++++ DATA SUPPLIED

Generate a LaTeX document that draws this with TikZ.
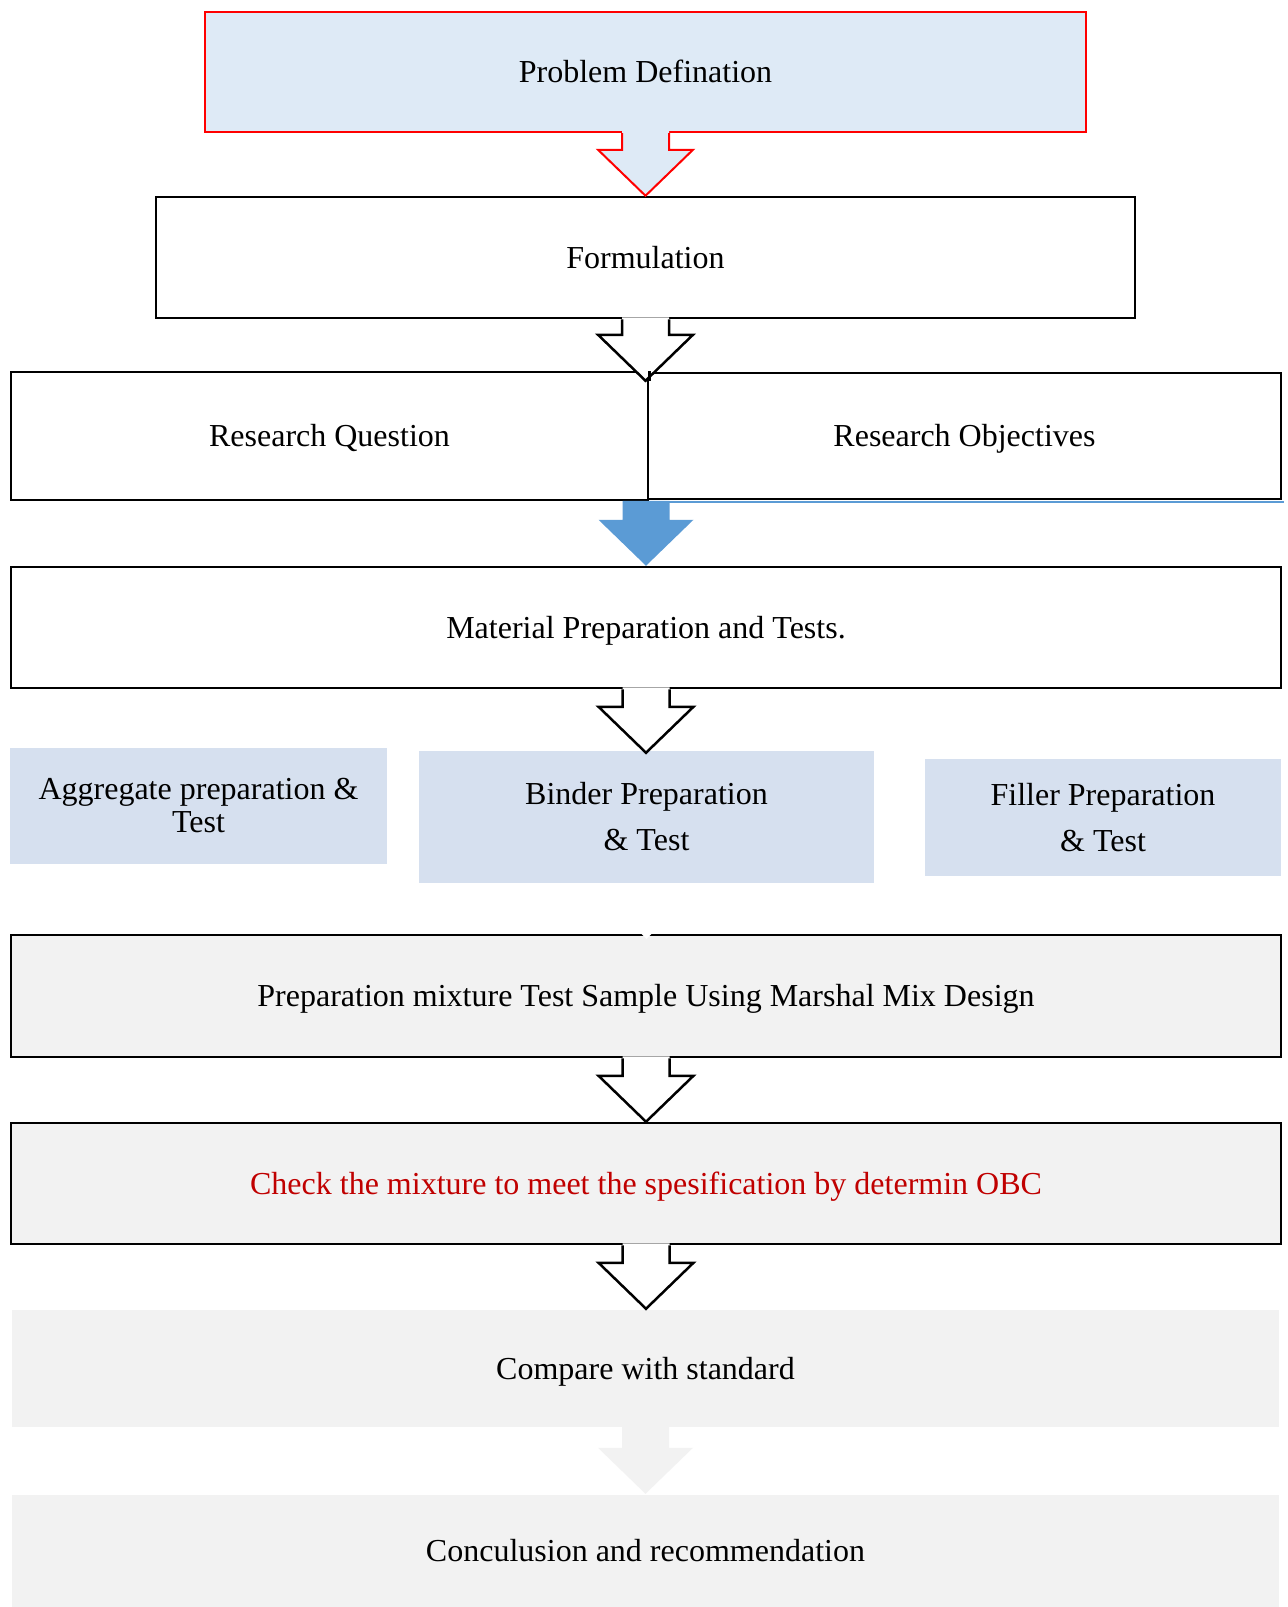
\documentclass[tikz,border=0pt]{standalone}
\usepackage{fontspec}
\setmainfont{Liberation Serif}
\usetikzlibrary{calc}
\definecolor{probfill}{HTML}{DEEAF6}
\definecolor{subfill}{RGB}{214,224,239}
\definecolor{greyfill}{HTML}{F2F2F2}
\definecolor{arrowblue}{HTML}{5B9BD5}
\definecolor{textred}{HTML}{C00000}
\tikzset{
  basebox/.style={draw=black, line width=2.5pt, fill=white, inner sep=0pt, align=center,
    font=\fontsize{32}{36}\selectfont},
  box/.style={basebox, text height=26pt, text depth=5pt},
  probbox/.style={box, draw=red, line width=2pt, fill=probfill},
  subbox/.style={basebox, draw=none, fill=subfill},
  greybox/.style={box, fill=greyfill},
  plainbox/.style={box, draw=none, fill=greyfill},
}
% #1 fill colour, #2 outline options, #3 top-centre point, #4 tip point (bare name)
\newcommand\blockarrow[4]{%
  \coordinate (S) at #3;
  \coordinate (T) at (S |- #4);
  \fill[#1] ([xshift=-23.5pt,yshift=2pt]S) -- ([xshift=-23.5pt,yshift=46pt]T)
    -- ([xshift=-47.5pt,yshift=46pt]T) -- (T) -- ([xshift=47.5pt,yshift=46pt]T)
    -- ([xshift=23.5pt,yshift=46pt]T) -- ([xshift=23.5pt,yshift=2pt]S) -- cycle;
  \draw[#2] ([xshift=-23.5pt]S) -- ([xshift=-23.5pt,yshift=46pt]T)
    -- ([xshift=-47.5pt,yshift=46pt]T) -- (T) -- ([xshift=47.5pt,yshift=46pt]T)
    -- ([xshift=23.5pt,yshift=46pt]T) -- ([xshift=23.5pt]S);
}
\begin{document}
\begin{tikzpicture}[x=1pt,y=-1pt]
\useasboundingbox[fill=white] (0,0) rectangle (1288,1607);

\node[probbox, minimum width=881pt, minimum height=120pt] (prob) at (645.5,72) {Problem Defination};
\node[box, minimum width=979pt, minimum height=121pt] (form) at (645.5,257.5) {Formulation};
\node[box, minimum width=637pt, minimum height=128pt] (rq) at (329.5,436) {Research Question};
\node[box, minimum width=633pt, minimum height=126pt] (ro) at (964.5,436) {Research Objectives};
\node[box, minimum width=1270pt, minimum height=121pt] (mat) at (646,627.5) {Material Preparation and Tests.};
\node[subbox, minimum width=377pt, minimum height=116pt] (agg) at (198.5,806)
  {Aggregate preparation \&\\[-3pt] Test};
\node[subbox, minimum width=455pt, minimum height=132pt] (bind) at (646.5,817)
  {Binder Preparation\\[10pt] \& Test};
\node[subbox, minimum width=356pt, minimum height=117pt] (fill) at (1103,817.5)
  {Filler Preparation\\[10pt] \& Test};
\node[greybox, minimum width=1270pt, minimum height=122pt] (mix) at (646,996)
  {Preparation mixture Test Sample Using Marshal Mix Design};
\node[greybox, minimum width=1270pt, minimum height=121pt, text=textred] (chk) at (646,1183.5)
  {Check the mixture to meet the spesification by determin OBC};
\node[plainbox, minimum width=1267pt, minimum height=117pt] (cmp) at (645.5,1368.5) {Compare with standard};
\node[plainbox, minimum width=1267pt, minimum height=112pt] (conc) at (645.5,1551) {Conculusion and recommendation};

% blue underline of the objectives box
\draw[arrowblue, line width=2.5pt] (669,501.8) -- (1284,501.8);

% arrows
\blockarrow{probfill}{red, line width=2pt}{(prob.south)}{form.north}
\coordinate (rtip) at ([yshift=-10pt]rq.north east);
\blockarrow{white}{black, line width=2.5pt}{(form.south)}{rtip}
\draw[black, line width=2.5pt] (rtip) -- (rq.north east);
\coordinate (rbot) at (mat.north |- rq.south);
\blockarrow{arrowblue}{draw=none}{([yshift=-1.5pt]rbot)}{mat.north}
\coordinate (btip) at ([yshift=-3pt]bind.north);
\blockarrow{white}{black, line width=2.5pt}{(mat.south)}{btip}
\coordinate (mtip) at ([yshift=-5pt]mix.north);
\blockarrow{white}{draw=none}{([yshift=-20pt]bind.south)}{mtip}
\blockarrow{white}{black, line width=2.5pt}{(mix.south)}{chk.north}
\blockarrow{white}{black, line width=2.5pt}{(chk.south)}{cmp.north}
\blockarrow{greyfill}{draw=none}{(cmp.south)}{conc.north}
\end{tikzpicture}
\end{document}
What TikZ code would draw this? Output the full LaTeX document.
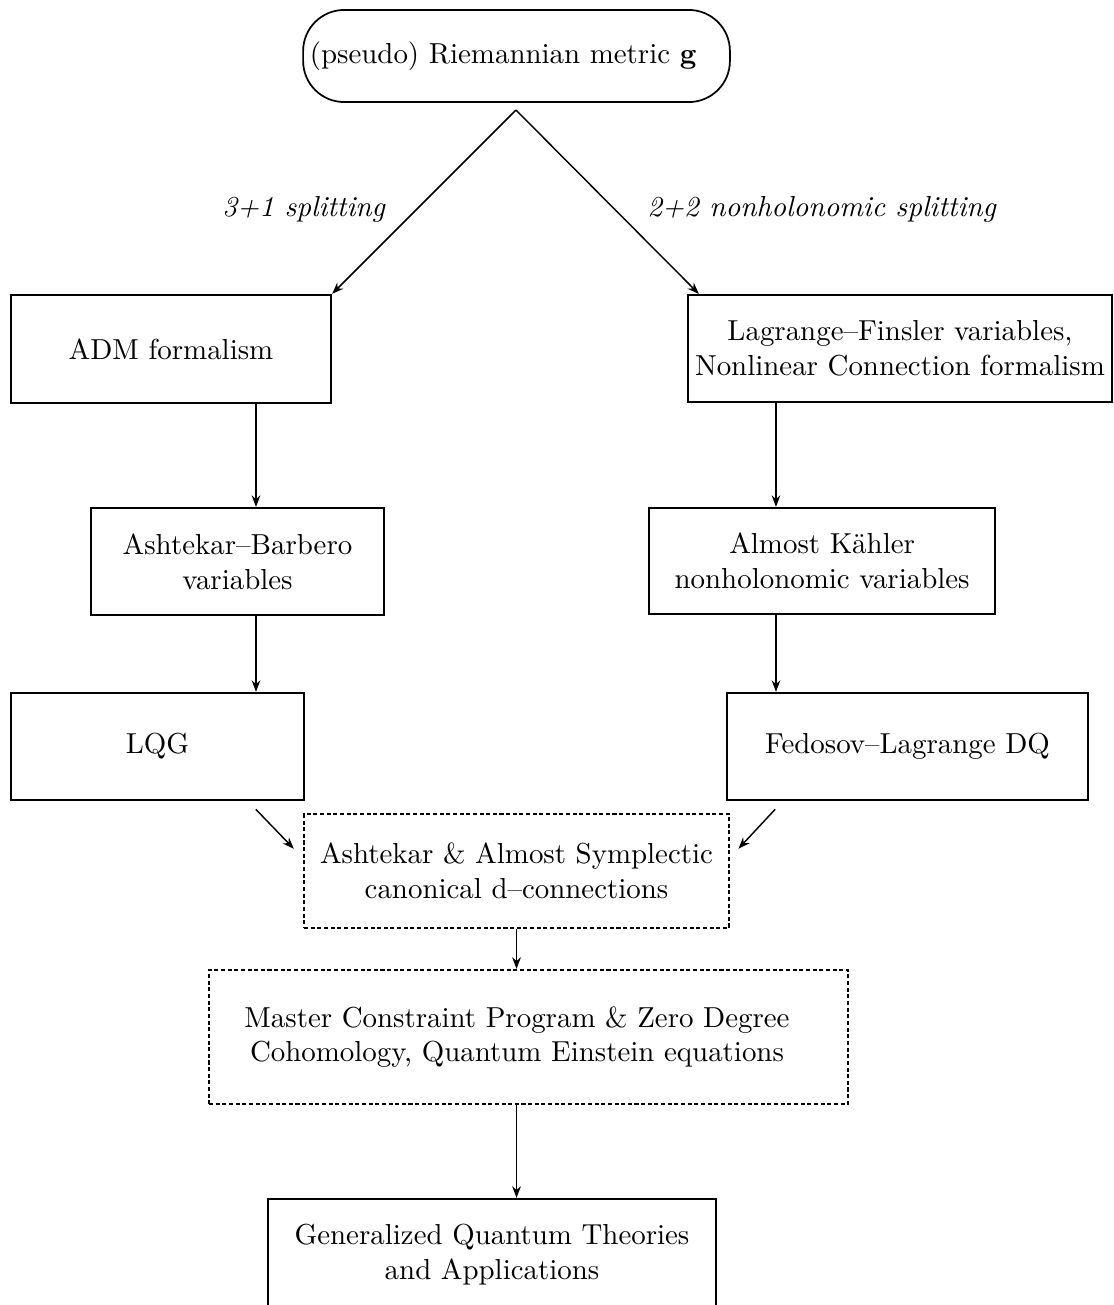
\documentclass[tikz,border=0pt]{standalone}
\usetikzlibrary{arrows.meta}
\begin{document}
\begin{tikzpicture}[>={Stealth[length=4pt,width=3pt]},line width=.5pt,
    box/.style={draw,line width=.8pt,align=center,minimum height=1.3cm},
    dotbox/.style={box,dash pattern=on 1.4pt off .9pt}]
    \useasboundingbox (0,0) rectangle (13.546,-15.869);
    \node[draw,line width=.6pt,rounded corners=.5cm,inner xsep=0pt,minimum width=5.19cm,minimum height=1.12cm] (rm) at (6.281,-.681) {(pseudo) Riemannian metric $\mathbf{g}$\hspace*{.32cm}};
    \coordinate (top) at (6.274,-1.338);
    \coordinate (lcol) at (3.113,0);
    \coordinate (rcol) at (9.436,0);
    \node[box,minimum width=3.891cm,minimum height=1.313cm] (adm) at (2.079,-4.244) {ADM formalism};
    \node[box,inner xsep=1pt,minimum width=5.156cm] (lf) at (10.944,-4.238) {Lagrange--Finsler variables,\\Nonlinear Connection formalism};
    \node[box,minimum width=3.563cm] (ab) at (2.888,-6.828) {Ashtekar--Barbero\\variables};
    \node[box,minimum width=4.207cm,minimum height=1.289cm] (ak) at (9.997,-6.822) {Almost K\"ahler\\nonholonomic variables};
    \node[box,minimum width=3.563cm] (lqg) at (1.915,-9.077) {LQG};
    \node[box,minimum width=4.39cm] (fl) at (11.035,-9.077) {Fedosov--Lagrange DQ};
    \node[dotbox,minimum width=5.168cm,minimum height=1.386cm] (asc) at (6.281,-10.591) {Ashtekar \& Almost Symplectic\\canonical d--connections};
    \node[dotbox,minimum width=7.77cm,minimum height=1.629cm] (mcp) at (6.427,-12.61) {Master Constraint Program \& Zero Degree\hspace*{.28cm}\\Cohomology, Quantum Einstein equations\hspace*{.28cm}};
    \node[box,minimum width=5.448cm,minimum height=1.35cm] (gq) at (5.983,-15.255) {Generalized Quantum Theories\\and Applications};
    \draw[->] (top) -- (adm.north east) node[pos=.54,left=.25cm]{\textit{3+1 splitting}};
    \draw[->] (top) -- ([xshift=.146cm]lf.north west) node[pos=.54,right=.27cm]{\textit{2+2 nonholonomic splitting}};
    \draw[->] (adm.south -| lcol) -- (ab.north -| lcol);
    \draw[->] (ab.south -| lcol) -- (lqg.north -| lcol);
    \draw[->] (lf.south -| rcol) -- (ak.north -| rcol);
    \draw[->] (ak.south -| rcol) -- (fl.north -| rcol);
    \draw[->] ([shift={(-.6,-.1)}]lqg.south east) -- ([shift={(-.11,.27)}]asc.west);
    \draw[->] ([shift={(.6,-.1)}]fl.south west) -- ([shift={(.1,.27)}]asc.east);
    \draw[->] (asc.south) -- (asc.south |- mcp.north);
    \draw[->] (mcp.south -| asc.south) -- (gq.north -| asc.south);
\end{tikzpicture}
\end{document}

++++++++

Count how many lines of the listing above include "with" and report that number alone.

2